How come you did not have Sonic Youth in your video part?
Question from Londonskater
Ah, well, I just spoke to Kim from the band recently on email and I wanted to use a song on the video but it had to go through the label with all the bureaucracy so it did not happen. I always have these songs as back up but I always wanna use Sonic Youth.
Top 5 Fave bands ever?
Well, Sonic Youth and Fugazi for sure, after that it gets all over the place, er.Rites of Spring, Breeders, Pixies and all that sound stuff on the punk and metal side etc.
What are your Top 5 Skaters Ever?
Let me see, The Gonz, Geoff Rowley, Marc Johnson, and I guess Hawk would be legally on this list, he has to be and I reckon John Cardiel, he deserves it.
So what does the future hold for Ed Templeton? Will you retire as a pro? Is this on your mind?

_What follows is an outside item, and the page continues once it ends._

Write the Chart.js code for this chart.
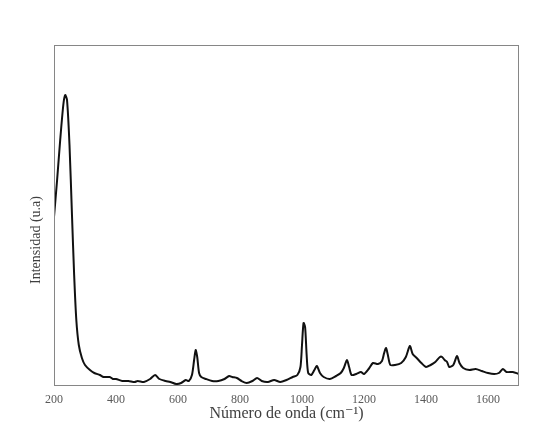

More of the same, i guess. i have been doing the same thing since 1990 and I’m constantly looking at myself going when should i retire and it comes back to the same point where i can’t retire, I’m a lifer, there is nothing i can do about it. I keep having fun, i keep skating, I keep managing to produce video parts out of nowhere, I don’t know how. I actually sat down with Lance Mountain as he is a wiser, older man and asked him what he thinks of me retiring and he just said ‘Ed I don’t know how you see yourself but you have gained that sort of status where you don’t really retire, you are just a lifer, and there is nothing you can do about it. You can’t quit, you can’t stop, and people like to see what you are doing so you are never gonna be milking it’.
Any plugs, thanks etc?
Yeah, to Modern Art, what’s up to Ben Powell and thanks for the interview Zac!